>> Start GIVEN INFORMATION
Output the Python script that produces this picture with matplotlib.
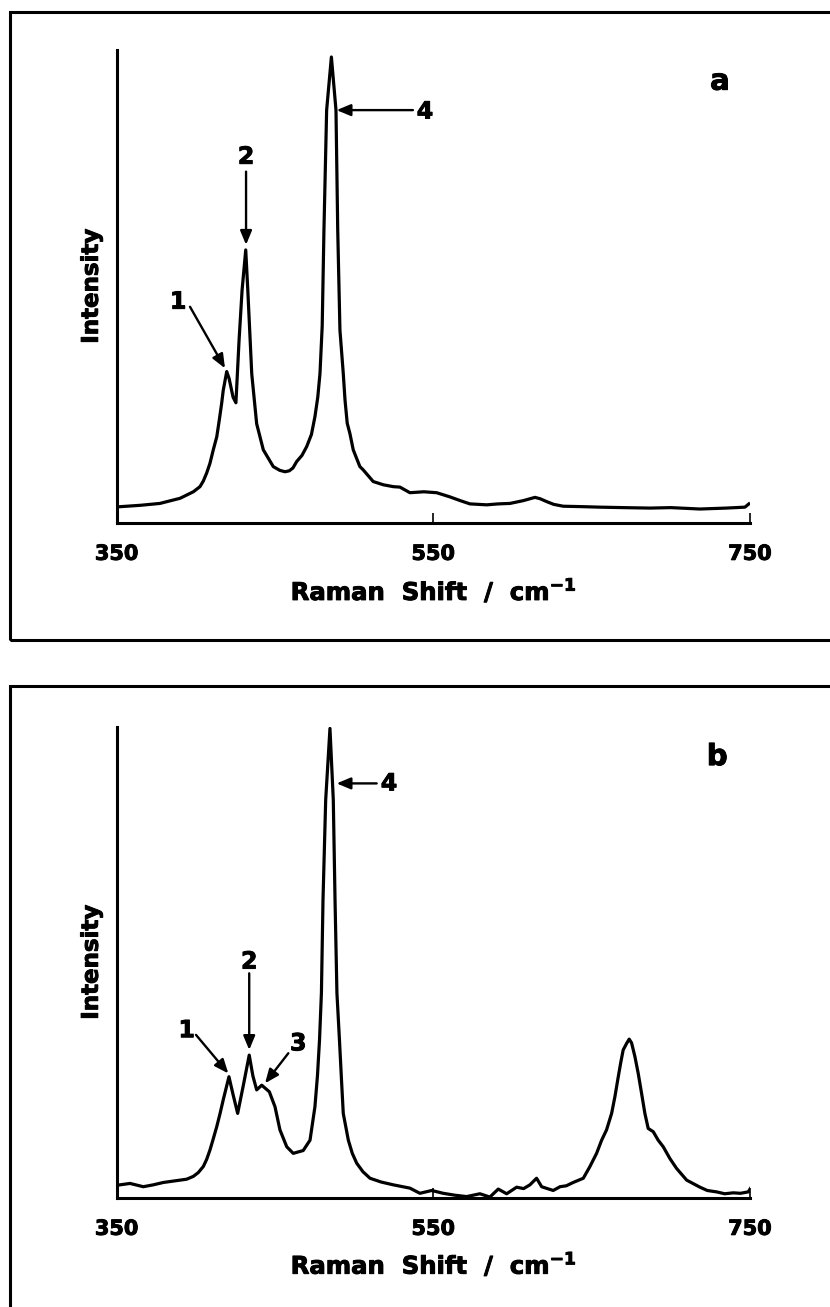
import matplotlib
matplotlib.use("Agg")
import matplotlib.pyplot as plt
import matplotlib.patheffects as pe
from matplotlib.patches import Rectangle

plt.rcParams['font.family'] = ['DejaVu Sans']
plt.rcParams['font.weight'] = 'bold'
plt.rcParams['mathtext.default'] = 'regular'

# heavier lettering
HEAVY = [pe.withStroke(linewidth=0.7, foreground='black')]

# Raman spectrum (a): wavenumber (cm-1) and relative intensity
wn_a = [352.1, 365.0, 377.3, 390.0, 398.4, 402.6, 404.7, 406.8, 408.9, 411.0,
        413.2, 414.8, 416.3, 417.3, 419.5, 421.0, 423.5, 425.3, 427.3, 429.2,
        431.5, 432.8, 435.3, 438.4, 442.6, 448.9, 453.0, 456.3, 459.0, 461.3,
        463.7, 467.0, 470.0, 473.0, 475.2, 477.0, 478.4, 479.8, 480.9, 482.6,
        485.6, 488.5, 489.6, 491.0, 493.1, 494.2, 495.6, 497.3, 499.4, 503.6,
        505.7, 512.0, 518.4, 524.7, 528.9, 535.2, 544.0, 552.1, 560.5, 567.0,
        573.1, 583.7, 591.0, 598.4, 606.8, 611.0, 614.2, 617.5, 621.5, 626.0,
        632.0, 645.0, 655.2, 670.0, 686.8, 700.0, 718.3, 735.0, 746.8, 749.3]
int_a = [3.5, 3.8, 4.2, 5.3, 6.7, 7.8, 9.0, 10.7, 12.8, 15.7,
         18.5, 22.1, 25.7, 28.5, 32.5, 31.0, 27.0, 25.8, 39.3, 50.0,
         58.6, 50.0, 32.0, 21.3, 15.7, 12.1, 11.3, 11.0, 11.2, 11.8,
         13.2, 14.5, 16.4, 19.0, 22.8, 27.0, 32.1, 42.3, 62.9, 88.6,
         100.0, 88.6, 62.9, 41.4, 32.1, 26.4, 21.4, 19.2, 15.7, 12.1,
         11.4, 8.9, 8.2, 7.8, 7.7, 6.5, 6.7, 6.5, 5.6, 4.8,
         4.1, 3.9, 4.1, 4.2, 4.8, 5.2, 5.5, 5.2, 4.6, 4.0,
         3.6, 3.5, 3.4, 3.3, 3.2, 3.3, 3.0, 3.2, 3.4, 4.1]

# Raman spectrum (b)
wn_b = [352.1, 358.4, 366.8, 373.1, 379.4, 387.9, 394.2, 398.4, 401.5, 404.7,
        406.8, 408.9, 411.0, 413.2, 415.3, 417.3, 420.9, 423.5, 426.4, 430.0,
        433.7, 436.0, 438.4, 441.6, 446.4, 450.0, 453.1, 457.4, 461.5, 467.8,
        472.1, 475.2, 476.8, 478.1, 479.3, 480.3, 482.0, 484.7, 486.8, 487.9,
        489.1, 490.7, 492.0, 493.1, 496.3, 498.8, 501.6, 505.5, 510.0, 517.0,
        524.7, 535.2, 541.5, 549.0, 556.2, 563.5, 571.0, 579.4, 585.7, 591.0,
        596.3, 602.6, 607.0, 611.0, 615.2, 618.4, 622.0, 625.7, 630.0, 634.0,
        638.3, 644.7, 648.9, 653.1, 656.3, 659.4, 662.6, 664.7, 666.8, 668.3,
        669.9, 672.1, 673.7, 675.2, 677.3, 679.4, 681.5, 683.6, 685.7, 688.9,
        692.0, 695.2, 699.4, 703.6, 710.0, 718.4, 723.0, 728.9, 734.0, 739.4,
        744.0, 748.9, 750.4]
int_b = [2.8, 3.1, 2.4, 2.8, 3.3, 3.7, 4.0, 4.6, 5.4, 6.7,
         8.2, 10.2, 12.6, 15.2, 18.0, 20.9, 25.8, 22.0, 18.0, 24.0,
         30.4, 26.0, 23.0, 24.0, 22.6, 19.4, 14.5, 10.9, 9.5, 10.1,
         12.3, 19.4, 26.0, 33.6, 43.6, 63.4, 84.7, 99.9, 84.7, 63.4,
         43.6, 33.6, 25.0, 18.0, 12.3, 9.5, 7.4, 5.6, 4.2, 3.4,
         2.8, 2.1, 1.0, 1.6, 1.0, 0.6, 0.3, 0.9, 0.2, 1.9,
         0.9, 2.3, 2.0, 2.8, 4.2, 2.4, 2.0, 1.6, 2.4, 2.6,
         3.3, 4.2, 6.7, 9.5, 12.3, 14.5, 18.0, 21.6, 25.8, 28.7,
         31.5, 32.9, 33.8, 33.0, 30.1, 26.5, 22.3, 18.0, 14.8, 14.1,
         12.3, 10.9, 8.4, 6.3, 3.8, 2.3, 1.6, 1.3, 0.9, 1.1,
         1.0, 1.3, 2.1]

x_ticks = [350, 550, 750]
x_label = 'Raman  Shift  /  cm$^{-1}$'
y_label = 'Intensity'

W, H = 830, 1307
fig = plt.figure(figsize=(W / 100, H / 100), dpi=100)

# panel frames
fig.add_artist(Rectangle((10 / W, 1 - 640 / H), 840 / W, 628 / H,
                         transform=fig.transFigure, fill=False,
                         lw=2.2, ec='black', clip_on=False))
fig.add_artist(Rectangle((10 / W, -0.05), 840 / W, 1 - 686 / H + 0.05,
                         transform=fig.transFigure, fill=False,
                         lw=2.2, ec='black', clip_on=False))

ax_a = fig.add_axes([116.7 / W, 1 - 523 / H, 633.3 / W, 473 / H])
ax_b = fig.add_axes([116.7 / W, 1 - 1198 / H, 633.3 / W, 471 / H])


def style(ax, ytop, xlab_y):
    ax.set_xlim(350, 750)
    ax.set_ylim(0, ytop)
    for s in ('top', 'right'):
        ax.spines[s].set_visible(False)
    for s in ('left', 'bottom'):
        ax.spines[s].set_linewidth(2.2)
    ax.set_yticks([])
    ax.set_xticks(x_ticks)
    ax.set_xticklabels([str(t) for t in x_ticks])
    ax.tick_params(axis='x', direction='in', length=7, width=1.2,
                   pad=15, labelsize=15)
    for lab in ax.get_xticklabels():
        lab.set_fontweight('bold')
        lab.set_path_effects(HEAVY)
    ax.set_ylabel(y_label, fontsize=16.5, fontweight='bold', labelpad=10,
                  path_effects=HEAVY)
    ax.set_xlabel(x_label, fontsize=17.5, fontweight='bold', va='baseline',
                  path_effects=HEAVY)
    ax.xaxis.set_label_coords(0.5, xlab_y)


def arrow(ax, start, tip):
    ax.annotate('', xy=tip, xytext=start,
                arrowprops=dict(arrowstyle='-|>,head_length=0.6,head_width=0.25',
                                mutation_scale=14, lw=1.7, color='black',
                                shrinkA=0, shrinkB=0))


def label(ax, x, y, s, size=17):
    ax.text(x, y, s, ha='center', va='center', fontsize=size,
            fontweight='bold', path_effects=HEAVY)


# (a)
ax_a.plot(wn_a, int_a, color='black', lw=2.3, solid_joinstyle='round')
style(ax_a, 101.5, -0.163)
label(ax_a, 388.8, 47.5, '1')
arrow(ax_a, (396.3, 46.4), (418.4, 33.2))
label(ax_a, 431.7, 78.6, '2')
arrow(ax_a, (431.7, 75.4), (431.7, 59.7))
label(ax_a, 544.7, 88.3, '4')
arrow(ax_a, (537.1, 88.6), (488.9, 88.6))
label(ax_a, 731.0, 94.7, 'a', size=21)

# (b)
ax_b.plot(wn_b, int_b, color='black', lw=2.3, solid_joinstyle='round')
style(ax_b, 100.2, -0.161)
label(ax_b, 394.2, 35.7, '1')
arrow(ax_b, (400.1, 34.7), (420.5, 26.5))
label(ax_b, 433.7, 50.3, '2')
arrow(ax_b, (433.7, 47.8), (433.7, 31.5))
label(ax_b, 464.7, 32.9, '3')
arrow(ax_b, (458.4, 30.8), (443.7, 24.4))
label(ax_b, 522.0, 88.2, '4')
arrow(ax_b, (514.2, 88.2), (488.9, 88.2))
label(ax_b, 729.3, 93.8, 'b', size=21)

fig.savefig('out.png', dpi=100)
>> End GIVEN INFORMATION
Write out again exactly the lines from the start of the data above through the line containing "from matplotlib.patches import Rectangle", inclusive, excluding any pictures.

Output the Python script that produces this picture with matplotlib.
import matplotlib
matplotlib.use("Agg")
import matplotlib.pyplot as plt
import matplotlib.patheffects as pe
from matplotlib.patches import Rectangle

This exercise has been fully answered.